Plot Point I: At around 26:36, Anton Chigurh (Javier Bardem) gets involved. He gets out of his car at the scene where Llewelyn stole the money from the drug deal gone bad. Earlier, Llewelyn (who had gone back to the scene of the crime to give the Mexican a jug of agua) had to flee, leaving his truck behind. At 27:08, Anton pries the serial number off the door of Llewelyn’s truck. With that, he can track Llewelyn down and recover the money. With Anton involved, the movie spins off in a whole new direction. Anything is possible now. But one thing is sure, Llewelyn’s got a ruthless killer on his trail.

Act II
Mid Point: At precisely one hour into the movie (the perfect spot for a mid point, wouldn’t you say?), Anton stands outside Lleweyln’s hotel-room door. Llewelyn has been on the run ever since he grabbed the money.
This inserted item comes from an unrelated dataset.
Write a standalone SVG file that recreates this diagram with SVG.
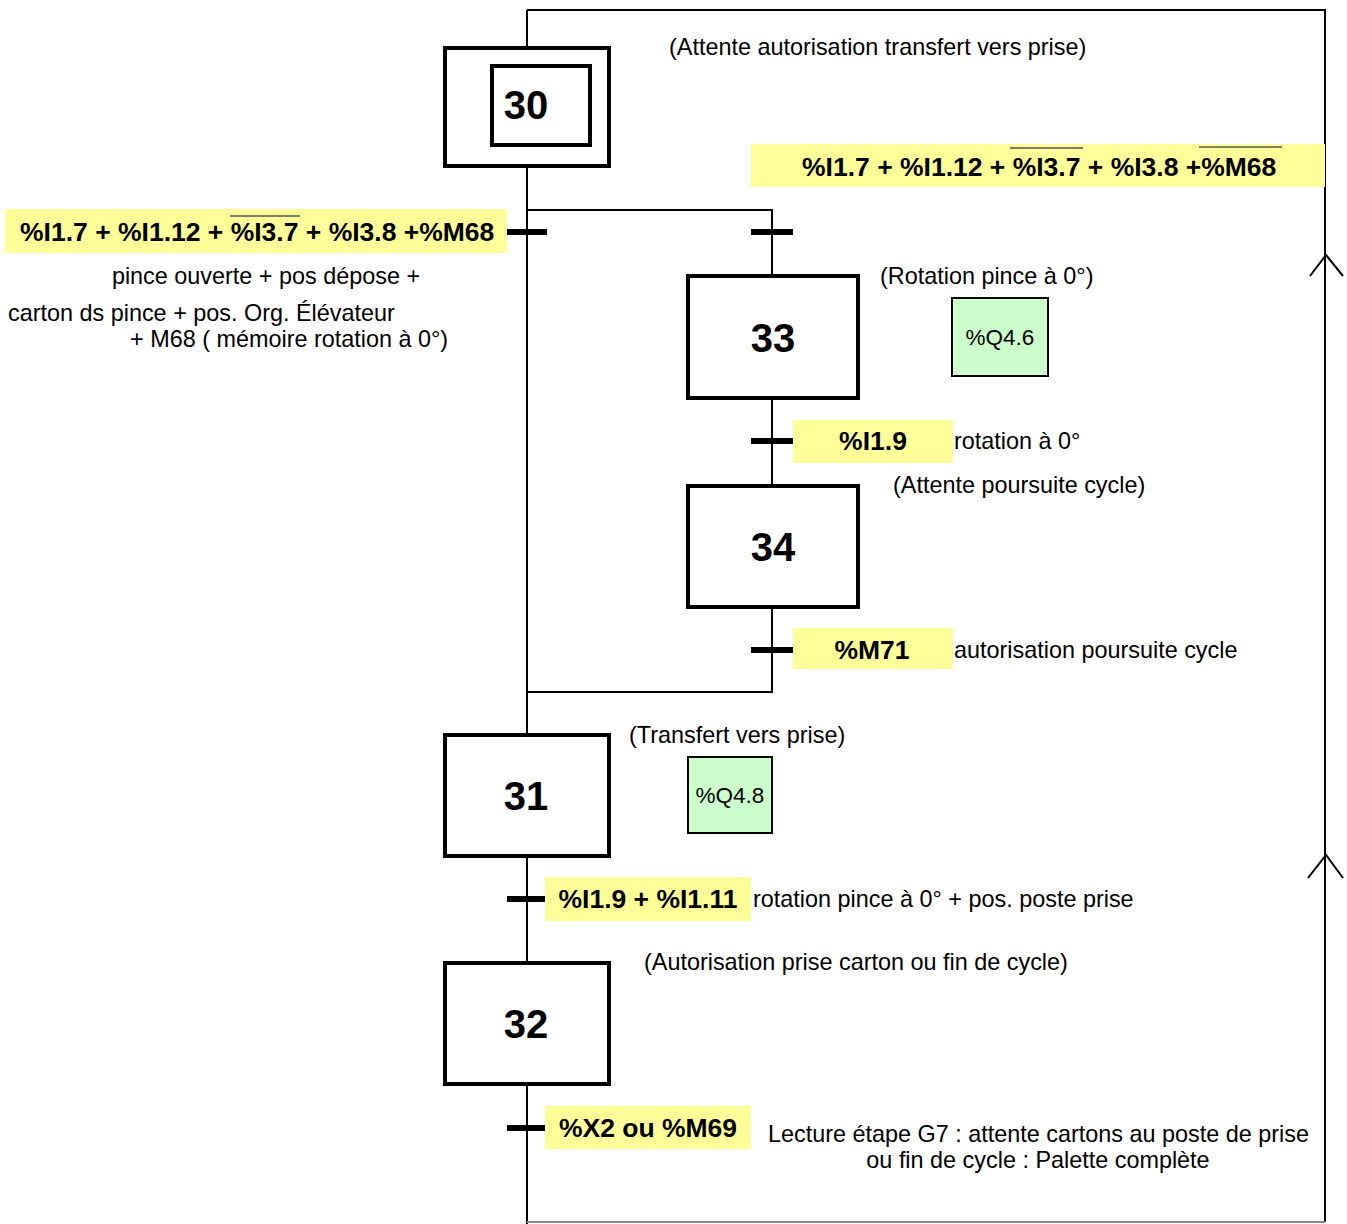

He’s just barely one step ahead of Anton, though. This evening, he figures out why. Suspecting there’s more to Anton’s unerring ability to track him, Llewelyn opens the satchel and digs around in it until he finds a homing device. That explains Anton’s ability to track Llewelyn. And now he stands outside of Llewelyn’s door. There’s a bit of gunfire and then some cat and mouse as Anton and Llewelyn seek to do each other in. Both get away, though severely wounded. But this turning point is the Act II push needed to keep the audience wondering what happens next.

I’d want to take time to mention the actress who plays Llewelyn’s wife, Carla Jean Moss. Her name is Kelly Macdonald. In the movie, she’s has a little ol’ Texas accent that makes her sound like she truly does live in a trailer and works at Wal-Mart in West Texas. But in real life the actress is from Glasgow, Scotland, and sounds like she just stepped off the moors of the highlands. You’d never guess it was the same woman. She’s good.
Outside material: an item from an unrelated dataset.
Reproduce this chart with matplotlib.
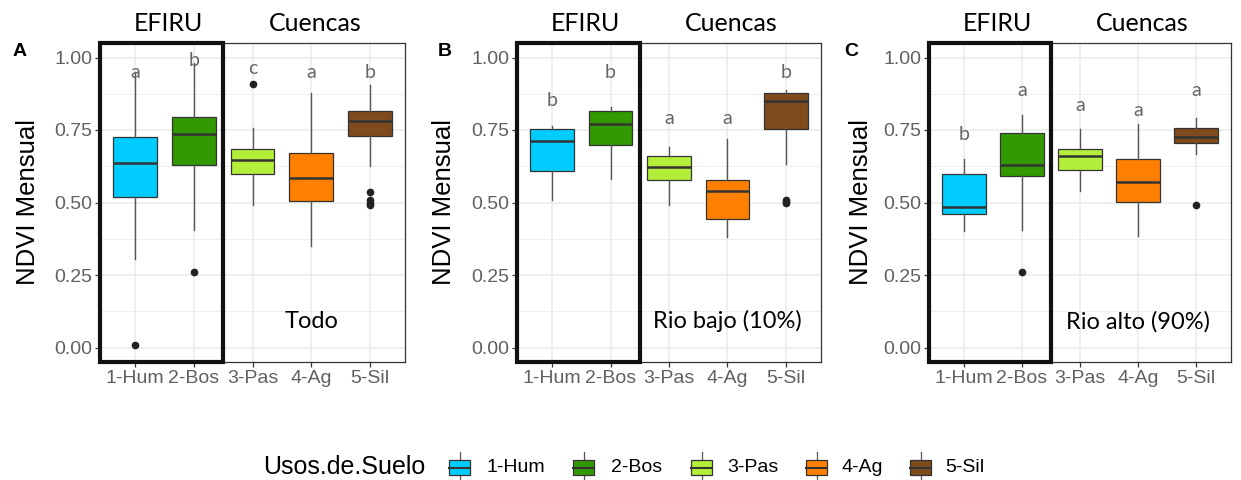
import matplotlib
matplotlib.use("Agg")
import matplotlib.pyplot as plt
from matplotlib.patches import Rectangle
from matplotlib.lines import Line2D
from matplotlib.transforms import blended_transform_factory

# ---------------- data ----------------
categories = ['1-Hum', '2-Bos', '3-Pas', '4-Ag', '5-Sil']
colors = ['#00CCFF', '#339900', '#B3EE3A', '#FF8000', '#7F4A1C']

# Panel A (Todo)
A_lo = [0.305, 0.405, 0.493, 0.351, 0.626]
A_q1 = [0.518, 0.630, 0.599, 0.506, 0.728]
A_med = [0.636, 0.737, 0.645, 0.585, 0.780]
A_q3 = [0.726, 0.795, 0.685, 0.672, 0.817]
A_hi = [0.950, 0.980, 0.758, 0.878, 0.904]
A_out = [[0.010], [0.259], [0.907], [], [0.536, 0.507, 0.498, 0.490]]
A_letters = ['a', 'b', 'c', 'a', 'b']
A_letter_y = [0.947, 0.988, 0.962, 0.950, 0.950]

# Panel B (Rio bajo)
B_lo = [0.509, 0.582, 0.493, 0.382, 0.634]
B_q1 = [0.608, 0.697, 0.576, 0.442, 0.753]
B_med = [0.713, 0.772, 0.624, 0.541, 0.849]
B_q3 = [0.752, 0.817, 0.659, 0.578, 0.876]
B_hi = [0.765, 0.829, 0.691, 0.720, 0.887]
B_out = [[], [], [], [], [0.509, 0.503, 0.498]]
B_letters = ['b', 'b', 'a', 'a', 'b']
B_letter_y = [0.853, 0.950, 0.789, 0.789, 0.950]

# Panel C (Rio alto)
C_lo = [0.403, 0.406, 0.538, 0.386, 0.666]
C_q1 = [0.460, 0.591, 0.611, 0.502, 0.706]
C_med = [0.486, 0.629, 0.661, 0.571, 0.726]
C_q3 = [0.599, 0.740, 0.684, 0.649, 0.757]
C_hi = [0.651, 0.801, 0.755, 0.772, 0.793]
C_out = [[], [0.259], [], [], [0.490]]
C_letters = ['b', 'a', 'a', 'a', 'a']
C_letter_y = [0.734, 0.885, 0.835, 0.818, 0.885]

panel_tags = ['A', 'B', 'C']
panel_notes = ['Todo', 'Rio bajo (10%)', 'Rio alto (90%)']
y_ticks = [0.00, 0.25, 0.50, 0.75, 1.00]
y_ticklabels = ['0.00', '0.25', '0.50', '0.75', '1.00']
legend_title = 'Usos.de.Suelo'

panels = [
    (A_lo, A_q1, A_med, A_q3, A_hi, A_out, A_letters, A_letter_y),
    (B_lo, B_q1, B_med, B_q3, B_hi, B_out, B_letters, B_letter_y),
    (C_lo, C_q1, C_med, C_q3, C_hi, C_out, C_letters, C_letter_y),
]

# ---------------- figure ----------------
W, H = 1241, 480
fig = plt.figure(figsize=(W / 100, H / 100), dpi=100)
fig.patch.set_facecolor('white')

SANS = ['Liberation Sans', 'DejaVu Sans']
CAL = ['Lato', 'DejaVu Sans']

axes_px = [(100, 305), (517, 304), (929, 302)]
top_px, bot_px = 43, 362
tag_x = [20, 445, 851]
ylab_x = [28, 444, 861]

for i, (ax_l, ax_w) in enumerate(axes_px):
    lo, q1, med, q3, hi, outs, letters, ly = panels[i]
    ax = fig.add_axes([ax_l / W, (H - bot_px) / H, ax_w / W, (bot_px - top_px) / H])
    ax.set_facecolor('white')
    stats = []
    for k in range(len(categories)):
        stats.append(dict(med=med[k], q1=q1[k], q3=q3[k], whislo=lo[k], whishi=hi[k],
                          fliers=outs[k], label=categories[k]))
    bp = ax.bxp(stats, positions=range(1, 6), widths=0.75, patch_artist=True,
                showcaps=False, zorder=3,
                boxprops=dict(edgecolor='#333333', linewidth=0.9),
                medianprops=dict(color='#333333', linewidth=1.8),
                whiskerprops=dict(color='#555555', linewidth=1.0),
                flierprops=dict(marker='o', markerfacecolor='#222222',
                                markeredgecolor='#222222', markersize=4.5))
    for patch, c in zip(bp['boxes'], colors):
        patch.set_facecolor(c)

    ax.set_xlim(0.4, 5.6)
    ax.set_ylim(-0.05, 1.05)
    ax.set_yticks(y_ticks)
    ax.set_yticklabels(y_ticklabels)
    ax.set_yticks([0.125, 0.375, 0.625, 0.875], minor=True)
    ax.set_xticks(range(1, 6))
    ax.set_xticklabels(categories)
    ax.grid(True, which='major', color='#EBEBEB', linewidth=1.1, zorder=0)
    ax.grid(True, which='minor', axis='y', color='#EBEBEB', linewidth=0.6, zorder=0)
    ax.set_axisbelow(True)
    ax.tick_params(axis='both', which='major', length=3.5, width=0.9, color='#333333',
                   labelcolor='#606060', labelsize=14, pad=2)
    ax.tick_params(axis='y', which='minor', length=0)
    for lab in ax.get_xticklabels() + ax.get_yticklabels():
        lab.set_family(SANS)
    for sp in ax.spines.values():
        sp.set_color('#333333')
        sp.set_linewidth(0.9)

    # letters above boxes
    for k in range(len(categories)):
        ax.text(k + 1, ly[k], letters[k], ha='center', va='center', fontsize=14,
                color='#666666', family=CAL, zorder=4)

    # thick EFIRU rectangle
    tr = blended_transform_factory(ax.transData, ax.transAxes)
    ax.add_patch(Rectangle((0.4, 0.0), 2.1, 1.0, transform=tr, fill=False,
                           edgecolor='#111111', linewidth=3.0, clip_on=False, zorder=6))

    # annotations
    ax.text(1.57, 1.06, 'EFIRU', transform=tr, ha='center', va='center',
            fontsize=18, family=CAL, color='black')
    ax.text(4.07, 1.06, 'Cuencas', transform=tr, ha='center', va='center',
            fontsize=18, family=CAL, color='black')
    ax.text(4.0, 0.09, panel_notes[i], ha='center', va='center', fontsize=17,
            family=CAL, color='black', zorder=5)

    fig.text(tag_x[i] / W, (H - 51) / H, panel_tags[i], ha='center', va='center',
             fontsize=14, fontweight='bold', family=SANS)
    fig.text(ylab_x[i] / W, (H - 202) / H, 'NDVI Mensual', rotation=90,
             ha='center', va='center', fontsize=18.5, family=SANS)

# ---------------- legend (manual) ----------------
lax = fig.add_axes([0, 0, 1, 1], facecolor='none')
lax.set_xlim(0, W)
lax.set_ylim(H, 0)
lax.axis('off')
ly_c = 467
lax.text(263, ly_c, legend_title, ha='left', va='center', fontsize=18, family=SANS)
key_x = [449, 573, 691, 806, 910]
lab_x = [486, 611, 727, 842, 945]
for k, (kx, c) in enumerate(zip(key_x, colors)):
    lax.add_line(Line2D([kx + 10.5, kx + 10.5], [452, 482], color='#555555', linewidth=0.9))
    lax.add_patch(Rectangle((kx, 460), 21, 15, facecolor=c, edgecolor='#333333',
                            linewidth=0.9, zorder=3))
    lax.add_line(Line2D([kx, kx + 21], [467.5, 467.5], color='#333333', linewidth=1.5, zorder=4))
    lax.text(lab_x[k], ly_c, categories[k], ha='left', va='center', fontsize=14, family=SANS)

fig.savefig('out.png', dpi=100, facecolor='white')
Plot Point II: At the 1:24:19 mark (eighty-four minutes, nineteen seconds), Llewelyn calls the hotel room of Carson Wells (Woody Harrelson), a bounty hunter on the trail of both Anton and Llewelyn. But Anton just shot Carson. Anton picks up the phone and Anton and Llewelyn have a conversation. Anton says he’s going to kill Carla Jean, Llewelyn’s wife, unless he brings him the satchel of money. Llewelyn tells Anton that ain’t gonna happen – and (at the 1:26:00 mark) – slams down the phone. But not before threatening to hunt down Anton.

In a well-structured script, Plot Point II is supposed to be of greater importance than Plot Point I. It ramps up the stakes in the game, makes things as intense as they can be. This one does that just fine. Now Anton is after Llewelyn’s wife. And Llewelyn must track down and stop Anton before that happens. The stakes couldn’t be higher.

Act III
The movie wraps up with Llewelyn getting shot, Carla Jean’s mother getting killed, Carla Jean getting killed, and Anton getting in a horrific car accident totally out of the blue. Fate deals him a bad hand. With an ugly compound fracture to his left arm, Anton borrows some kid’s shirt, makes a sling with it, and shuffles off down the sidewalk, presumably getting away.

FADE TO BLACK:

The Cast
Tommy Lee Jones (1946- )…………………………………Sheriff Ed Tom Bell
Javier Bardem (1969- )………………………………………Anton Chigurh
Josh Brolin (1968- )…………………………………………..Llewelyn Moss
Woody Harrelson (1961- )………………………………….Carson Wells
Kelly Macdonald (1976- )…………………………………..Carla Jean Moss
Garret Dillahunt (1964- )……………………………………Deputy Wendell
Tess Harper (1950- )…………………………………………Loretta Bell

Directed By
Ethan Coen (1957- )
Joel Coen (1954- )

Written By
Joel Coen (screenplay) &
Ethan Coen (screenplay)
Cormac McCarthy, 1933- (novel)

No Country For Old Men was nominated for eight Academy Awards and won four: Best Achievement in Directing (Ethan Coen, Joel Coen), Best Motion Picture of the Year, Best Performance by an Actor in a Supporting Role (Javier Bardem), and Best Writing, Screenplay Based on Material Previously Produced or Published (Joel Coen, Ethan Coen).

One of the things I like about movies created by the Coen Brothers is the dialogue. The characters are off-beat and the dialogue is exceptionally well written. Like the scene in this movie (starting at 20:59) which culminates when Anton tells the guy in the gas station to “call it.” The back-and-forth exchanges between the two are hilarious, even though the store owner’s life is on the line. That entire scene is perfect. It only lasts about five minutes, but it establishes Anton’s odd personality, the year the movie takes place (1980), and on what he bases his life or death decisions (a coin toss).

If you’re going to create a movie in which there will be lots of violence, take a cue from the Coens. And Mary Poppins. Wrap that violence in occasional humor and it’ll go down nice and easy.